다음과 같이 같은 id 그룹별로 쉼표(,)로 붙여서 출력하는 문제입니다.
    
 
조건은 
  a. 커서를 쓰면 안되며,
  b. 임시 테이블 또는 테이블 변수와 같은 것 사용 없이 쿼리 한 방으로 결과 뽑기
  c. 대신 SQL 2005의 CTE 등은 이용해도 되기~ 입니다.
 
아래의 여러 고수들이 제시한 방법들을 보시기 전에 먼저 한 번 고민해 보시길 바랍니다.^^
 
 
테스트용 데이터 생성하기
 

USE TEMPDB

GO

 

 

IF EXISTS (SELECT * FROM SYS.TABLES WHERE NAME = 't1' AND type = 'U')

        DROP TABLE t1

Go

 

 

CREATE TABLE t1 (id INT, NAME VARCHAR(MAX))

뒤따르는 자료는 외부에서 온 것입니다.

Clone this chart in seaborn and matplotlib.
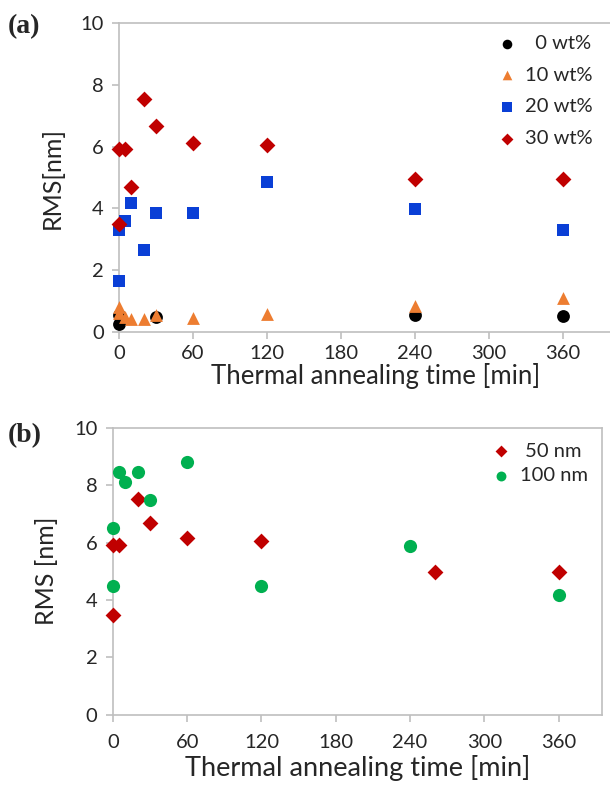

INSERT t1 values (1,'Jamie')

INSERT t1 values (1,'Joe')

INSERT t1 values (1,'John')

INSERT t1 values (2,'Sai')

INSERT t1 values (2,'Sam')

INSERT t1 values (3,'Roger')

INSERT t1 values (4,'Walter')

INSERT t1 values (4,'Teddy')

GO

 

SELECT * FROM T1

GO

/*

id      NAME

-----------------

1       Jamie

1       Joe

1       John

2       Sai

2       Sam

3       Roger

4       Walter

4       Teddy

*/

 
 
 
 
[방법 1]

--------------------------------------------------------------------------------------------

-- Nick Barclay

--------------------------------------------------------------------------------------------

WITH ConcatNamesCTE (id, [NAME], rn)

AS

(

        SELECT id, [NAME], rn

        FROM

        (

               SELECT id, [NAME],

                       row_number() OVER(PARTITION BY id ORDER BY id) AS rn

               FROM t1

        ) a

        WHERE rn = 1

        UNION ALL

        SELECT b.id, cn.[NAME] + ',' + b.[NAME], b.rn

        FROM

        (

               SELECT id, [NAME],

                       row_number() OVER(PARTITION BY id ORDER BY id) AS rn

               FROM t1

        ) b

        INNER JOIN ConcatNamesCTE cn ON cn.id = b.id AND cn.rn + 1 = b.rn

)

SELECT d.id, d.[NAME]

FROM

(

        SELECT MAX(rn) AS rn, id

        FROM ConcatNamesCTE

        GROUP BY id

) c

INNER JOIN ConcatNamesCTE d ON d.id = c.id AND d.rn = c.rn

ORDER BY id

GO

 
 
[방법 2]

--------------------------------------------------------------------------------------------

--Adrian Downes

--------------------------------------------------------------------------------------------

SELECT res.id, MAX(res.[NAME]) AS [NAME]

FROM

(

        SELECT c.id,

        CASE

               WHEN PATINDEX('%' + d.[NAME] + '%', c.[NAME]) = 0 AND c.id = d.id

                       THEN c.[NAME] + ', ' + d.[NAME]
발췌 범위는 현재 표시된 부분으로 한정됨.